··· DATA EXCERPT

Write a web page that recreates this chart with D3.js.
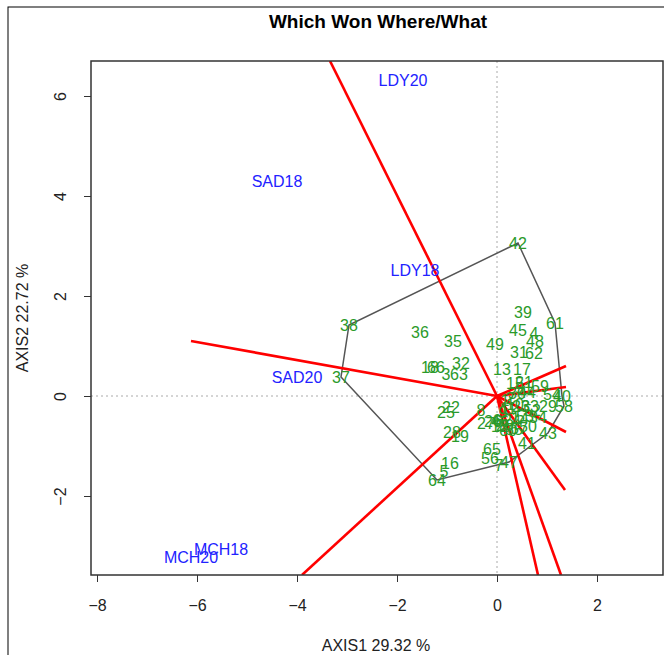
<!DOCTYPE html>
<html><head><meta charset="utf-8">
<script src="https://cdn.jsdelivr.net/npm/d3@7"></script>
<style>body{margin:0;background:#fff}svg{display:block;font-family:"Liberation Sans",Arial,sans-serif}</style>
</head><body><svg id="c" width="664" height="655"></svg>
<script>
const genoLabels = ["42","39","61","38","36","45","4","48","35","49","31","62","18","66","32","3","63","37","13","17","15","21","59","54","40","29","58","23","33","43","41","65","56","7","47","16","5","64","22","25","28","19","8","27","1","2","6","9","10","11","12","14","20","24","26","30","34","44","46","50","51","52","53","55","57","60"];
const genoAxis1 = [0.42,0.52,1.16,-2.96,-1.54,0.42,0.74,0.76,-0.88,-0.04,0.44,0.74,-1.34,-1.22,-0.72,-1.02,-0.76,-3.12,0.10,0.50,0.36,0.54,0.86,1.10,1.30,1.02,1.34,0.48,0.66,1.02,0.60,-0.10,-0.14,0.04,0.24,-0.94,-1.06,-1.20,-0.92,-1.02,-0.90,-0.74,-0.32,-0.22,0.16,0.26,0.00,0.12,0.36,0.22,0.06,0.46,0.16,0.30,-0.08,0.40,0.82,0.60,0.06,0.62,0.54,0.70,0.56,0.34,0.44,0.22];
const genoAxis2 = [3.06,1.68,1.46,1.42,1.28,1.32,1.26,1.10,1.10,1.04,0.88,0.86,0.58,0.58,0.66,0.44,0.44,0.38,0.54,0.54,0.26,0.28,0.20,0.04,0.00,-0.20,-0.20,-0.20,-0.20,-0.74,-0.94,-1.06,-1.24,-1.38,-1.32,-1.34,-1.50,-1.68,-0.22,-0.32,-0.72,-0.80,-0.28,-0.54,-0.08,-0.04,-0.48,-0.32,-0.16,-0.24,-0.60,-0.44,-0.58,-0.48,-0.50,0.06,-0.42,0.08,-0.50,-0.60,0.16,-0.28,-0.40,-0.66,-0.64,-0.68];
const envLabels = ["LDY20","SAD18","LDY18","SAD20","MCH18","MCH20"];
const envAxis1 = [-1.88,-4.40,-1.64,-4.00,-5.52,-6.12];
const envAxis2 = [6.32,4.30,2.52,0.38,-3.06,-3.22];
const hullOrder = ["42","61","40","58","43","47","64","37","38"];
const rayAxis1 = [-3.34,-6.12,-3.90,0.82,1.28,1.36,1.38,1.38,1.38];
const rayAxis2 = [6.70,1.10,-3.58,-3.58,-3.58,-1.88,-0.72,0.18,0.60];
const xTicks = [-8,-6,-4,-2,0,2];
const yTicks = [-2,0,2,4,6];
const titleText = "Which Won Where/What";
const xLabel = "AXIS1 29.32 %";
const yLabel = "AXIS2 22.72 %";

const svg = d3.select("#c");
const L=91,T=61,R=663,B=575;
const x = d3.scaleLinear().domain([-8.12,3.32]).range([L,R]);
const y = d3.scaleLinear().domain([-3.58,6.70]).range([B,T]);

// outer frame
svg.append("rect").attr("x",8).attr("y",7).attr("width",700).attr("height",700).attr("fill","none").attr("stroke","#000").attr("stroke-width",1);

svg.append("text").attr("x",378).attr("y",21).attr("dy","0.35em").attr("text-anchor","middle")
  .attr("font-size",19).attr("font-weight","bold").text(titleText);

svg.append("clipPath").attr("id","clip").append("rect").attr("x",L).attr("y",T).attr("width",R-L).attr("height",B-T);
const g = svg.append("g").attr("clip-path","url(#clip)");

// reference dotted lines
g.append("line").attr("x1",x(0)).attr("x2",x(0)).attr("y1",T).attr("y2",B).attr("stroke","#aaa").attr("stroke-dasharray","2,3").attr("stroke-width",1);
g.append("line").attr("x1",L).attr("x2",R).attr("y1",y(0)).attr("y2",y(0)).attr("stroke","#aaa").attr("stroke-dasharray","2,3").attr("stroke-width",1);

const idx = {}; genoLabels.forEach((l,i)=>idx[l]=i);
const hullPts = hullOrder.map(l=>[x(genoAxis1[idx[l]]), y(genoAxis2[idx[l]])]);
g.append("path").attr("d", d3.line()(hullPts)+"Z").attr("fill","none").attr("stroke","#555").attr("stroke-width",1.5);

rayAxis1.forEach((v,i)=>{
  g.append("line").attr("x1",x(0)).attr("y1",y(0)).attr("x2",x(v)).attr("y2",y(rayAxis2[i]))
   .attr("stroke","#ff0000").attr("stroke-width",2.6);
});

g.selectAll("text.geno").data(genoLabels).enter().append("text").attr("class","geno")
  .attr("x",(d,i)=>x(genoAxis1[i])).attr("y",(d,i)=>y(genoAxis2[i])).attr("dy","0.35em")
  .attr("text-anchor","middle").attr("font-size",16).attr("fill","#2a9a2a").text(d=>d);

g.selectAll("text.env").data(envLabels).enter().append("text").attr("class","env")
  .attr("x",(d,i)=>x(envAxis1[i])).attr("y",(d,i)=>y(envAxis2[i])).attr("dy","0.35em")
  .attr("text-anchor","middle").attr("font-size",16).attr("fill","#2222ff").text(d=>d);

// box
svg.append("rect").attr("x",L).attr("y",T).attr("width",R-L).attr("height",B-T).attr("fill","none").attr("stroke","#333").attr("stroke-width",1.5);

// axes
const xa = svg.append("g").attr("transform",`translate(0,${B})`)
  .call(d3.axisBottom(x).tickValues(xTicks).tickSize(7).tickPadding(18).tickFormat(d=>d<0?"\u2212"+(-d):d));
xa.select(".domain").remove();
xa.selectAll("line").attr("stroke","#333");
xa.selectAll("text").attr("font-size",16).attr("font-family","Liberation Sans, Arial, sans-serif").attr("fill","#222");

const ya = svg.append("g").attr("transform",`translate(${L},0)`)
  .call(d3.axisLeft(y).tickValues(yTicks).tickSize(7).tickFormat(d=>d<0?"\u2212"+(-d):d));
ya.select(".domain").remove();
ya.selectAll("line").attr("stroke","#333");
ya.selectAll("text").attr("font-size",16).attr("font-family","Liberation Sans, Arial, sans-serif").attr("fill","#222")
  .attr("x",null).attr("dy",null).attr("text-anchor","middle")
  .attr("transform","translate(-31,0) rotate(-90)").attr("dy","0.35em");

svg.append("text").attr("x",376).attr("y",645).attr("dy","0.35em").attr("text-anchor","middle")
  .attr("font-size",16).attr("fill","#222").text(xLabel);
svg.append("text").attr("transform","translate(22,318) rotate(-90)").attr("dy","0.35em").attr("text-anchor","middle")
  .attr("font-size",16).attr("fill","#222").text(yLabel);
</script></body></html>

······

*WHAT IS BEING ASKED*
Print the full listing exactly, dropping the pictures.

*ANSWER TO THIS EXERCISE*
Write a web page that recreates this chart with D3.js.
<!DOCTYPE html>
<html><head><meta charset="utf-8">
<script src="https://cdn.jsdelivr.net/npm/d3@7"></script>
<style>body{margin:0;background:#fff}svg{display:block;font-family:"Liberation Sans",Arial,sans-serif}</style>
</head><body><svg id="c" width="664" height="655"></svg>
<script>
const genoLabels = ["42","39","61","38","36","45","4","48","35","49","31","62","18","66","32","3","63","37","13","17","15","21","59","54","40","29","58","23","33","43","41","65","56","7","47","16","5","64","22","25","28","19","8","27","1","2","6","9","10","11","12","14","20","24","26","30","34","44","46","50","51","52","53","55","57","60"];
const genoAxis1 = [0.42,0.52,1.16,-2.96,-1.54,0.42,0.74,0.76,-0.88,-0.04,0.44,0.74,-1.34,-1.22,-0.72,-1.02,-0.76,-3.12,0.10,0.50,0.36,0.54,0.86,1.10,1.30,1.02,1.34,0.48,0.66,1.02,0.60,-0.10,-0.14,0.04,0.24,-0.94,-1.06,-1.20,-0.92,-1.02,-0.90,-0.74,-0.32,-0.22,0.16,0.26,0.00,0.12,0.36,0.22,0.06,0.46,0.16,0.30,-0.08,0.40,0.82,0.60,0.06,0.62,0.54,0.70,0.56,0.34,0.44,0.22];
const genoAxis2 = [3.06,1.68,1.46,1.42,1.28,1.32,1.26,1.10,1.10,1.04,0.88,0.86,0.58,0.58,0.66,0.44,0.44,0.38,0.54,0.54,0.26,0.28,0.20,0.04,0.00,-0.20,-0.20,-0.20,-0.20,-0.74,-0.94,-1.06,-1.24,-1.38,-1.32,-1.34,-1.50,-1.68,-0.22,-0.32,-0.72,-0.80,-0.28,-0.54,-0.08,-0.04,-0.48,-0.32,-0.16,-0.24,-0.60,-0.44,-0.58,-0.48,-0.50,0.06,-0.42,0.08,-0.50,-0.60,0.16,-0.28,-0.40,-0.66,-0.64,-0.68];
const envLabels = ["LDY20","SAD18","LDY18","SAD20","MCH18","MCH20"];
const envAxis1 = [-1.88,-4.40,-1.64,-4.00,-5.52,-6.12];
const envAxis2 = [6.32,4.30,2.52,0.38,-3.06,-3.22];
const hullOrder = ["42","61","40","58","43","47","64","37","38"];
const rayAxis1 = [-3.34,-6.12,-3.90,0.82,1.28,1.36,1.38,1.38,1.38];
const rayAxis2 = [6.70,1.10,-3.58,-3.58,-3.58,-1.88,-0.72,0.18,0.60];
const xTicks = [-8,-6,-4,-2,0,2];
const yTicks = [-2,0,2,4,6];
const titleText = "Which Won Where/What";
const xLabel = "AXIS1 29.32 %";
const yLabel = "AXIS2 22.72 %";

const svg = d3.select("#c");
const L=91,T=61,R=663,B=575;
const x = d3.scaleLinear().domain([-8.12,3.32]).range([L,R]);
const y = d3.scaleLinear().domain([-3.58,6.70]).range([B,T]);

// outer frame
svg.append("rect").attr("x",8).attr("y",7).attr("width",700).attr("height",700).attr("fill","none").attr("stroke","#000").attr("stroke-width",1);

svg.append("text").attr("x",378).attr("y",21).attr("dy","0.35em").attr("text-anchor","middle")
  .attr("font-size",19).attr("font-weight","bold").text(titleText);

svg.append("clipPath").attr("id","clip").append("rect").attr("x",L).attr("y",T).attr("width",R-L).attr("height",B-T);
const g = svg.append("g").attr("clip-path","url(#clip)");

// reference dotted lines
g.append("line").attr("x1",x(0)).attr("x2",x(0)).attr("y1",T).attr("y2",B).attr("stroke","#aaa").attr("stroke-dasharray","2,3").attr("stroke-width",1);
g.append("line").attr("x1",L).attr("x2",R).attr("y1",y(0)).attr("y2",y(0)).attr("stroke","#aaa").attr("stroke-dasharray","2,3").attr("stroke-width",1);

const idx = {}; genoLabels.forEach((l,i)=>idx[l]=i);
const hullPts = hullOrder.map(l=>[x(genoAxis1[idx[l]]), y(genoAxis2[idx[l]])]);
g.append("path").attr("d", d3.line()(hullPts)+"Z").attr("fill","none").attr("stroke","#555").attr("stroke-width",1.5);

rayAxis1.forEach((v,i)=>{
  g.append("line").attr("x1",x(0)).attr("y1",y(0)).attr("x2",x(v)).attr("y2",y(rayAxis2[i]))
   .attr("stroke","#ff0000").attr("stroke-width",2.6);
});

g.selectAll("text.geno").data(genoLabels).enter().append("text").attr("class","geno")
  .attr("x",(d,i)=>x(genoAxis1[i])).attr("y",(d,i)=>y(genoAxis2[i])).attr("dy","0.35em")
  .attr("text-anchor","middle").attr("font-size",16).attr("fill","#2a9a2a").text(d=>d);

g.selectAll("text.env").data(envLabels).enter().append("text").attr("class","env")
  .attr("x",(d,i)=>x(envAxis1[i])).attr("y",(d,i)=>y(envAxis2[i])).attr("dy","0.35em")
  .attr("text-anchor","middle").attr("font-size",16).attr("fill","#2222ff").text(d=>d);

// box
svg.append("rect").attr("x",L).attr("y",T).attr("width",R-L).attr("height",B-T).attr("fill","none").attr("stroke","#333").attr("stroke-width",1.5);

// axes
const xa = svg.append("g").attr("transform",`translate(0,${B})`)
  .call(d3.axisBottom(x).tickValues(xTicks).tickSize(7).tickPadding(18).tickFormat(d=>d<0?"\u2212"+(-d):d));
xa.select(".domain").remove();
xa.selectAll("line").attr("stroke","#333");
xa.selectAll("text").attr("font-size",16).attr("font-family","Liberation Sans, Arial, sans-serif").attr("fill","#222");

const ya = svg.append("g").attr("transform",`translate(${L},0)`)
  .call(d3.axisLeft(y).tickValues(yTicks).tickSize(7).tickFormat(d=>d<0?"\u2212"+(-d):d));
ya.select(".domain").remove();
ya.selectAll("line").attr("stroke","#333");
ya.selectAll("text").attr("font-size",16).attr("font-family","Liberation Sans, Arial, sans-serif").attr("fill","#222")
  .attr("x",null).attr("dy",null).attr("text-anchor","middle")
  .attr("transform","translate(-31,0) rotate(-90)").attr("dy","0.35em");

svg.append("text").attr("x",376).attr("y",645).attr("dy","0.35em").attr("text-anchor","middle")
  .attr("font-size",16).attr("fill","#222").text(xLabel);
svg.append("text").attr("transform","translate(22,318) rotate(-90)").attr("dy","0.35em").attr("text-anchor","middle")
  .attr("font-size",16).attr("fill","#222").text(yLabel);
</script></body></html>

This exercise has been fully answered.